Marie Ethel Bong (née Aroozoo; 1927 – 23 April 2003) was a Singaporean schoolteacher and social worker. She was the headmaster of the CHIJ Katong Convent from 1972 to 1986.

==Early life and education==
Bong was born in Johor Bahru in 1927 to Percival Frank Aroozoo, a Eurasian who was the headmaster of the Gan Eng Seng School, and Agnes Danker. She was the sister of librarian Hedwig Anuar. Bong studied at the Convent of the Holy Infant Jesus. At the start of the Japanese occupation of Singapore, she and Hedwig paused their education to look after their siblings. In January 1947, she and Hedwig were each awarded $50 for their essay on the film Henry V. Bong received her degree at University of Malaya. She and Hedwig were among the university's earliest women graduates.
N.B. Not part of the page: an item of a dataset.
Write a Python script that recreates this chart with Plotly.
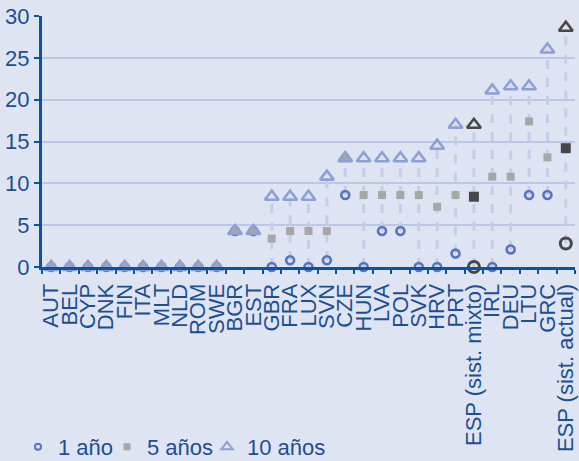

Bong took an Honours degree in English literature in 1949.

==Career==
Bong became a teacher at the CHIJ Katong Convent in 1953. In 1971, she gave a speech advocating for the inclusion of creative writing in lessons, which she believed would allow students to gain confidence, which "further helped to develop their personalities". She also claimed that it would "set the stage for Singapore to form her own reservoir of writers and literature." In the same year, though Bong was not a nun, she was appointed the convent's principal. She later claimed that she had been offered the position due to a shortage of local nuns who were willing to take up the position.

Bong was awarded the Pingat Berkebolehan in 1979. She produced the school's production of William Shakespeare's Julius Caesar, which was staged at the Victoria Theatre and Concert Hall in celebration of the school's golden jubilee in March 1980. Bong oversaw the school's split into the Katong Convent Secondary School and a primary school, after which she became the principal of the secondary school. As principal, she "almost single-handedly raised the level of consciousness of literature and the arts in her school."

Bong retired as principal in 1985, after which she became a social worker. She held speech and language lessons for teachers and the members of the Social Development Unit. She was also involved in storeytelling sessions for several branch libraries. In July 1991, she began holding storeytelling workshops for children participating in the Kids United National Storeytelling Contest. By 2000, she had held a speaking programme at Macpherson Primary School and "language camps" at several primary and secondary schools. Among Bong's students were academic and diplomat Chan Heng Chee, writers Suchen Christine Lim and Angeline Yap, newscaster Diana Koh, dancer Tammy Wong and actresses Neo Swee Lin and Noorlinah Mohamed. She also served as the editor of Saya, a local student literary magazine.

==Personal life and death==
Bong married Anthony Bong Kim Siong at the Saint Joseph's Church on 16 September 1950. Bong was aged 23 while Anthony was aged 34. They had two children and lived in a semi-detached house in the Serangoon Garden estate. Bong died of a stroke in hospital at the age of 76 on 23 April 2003.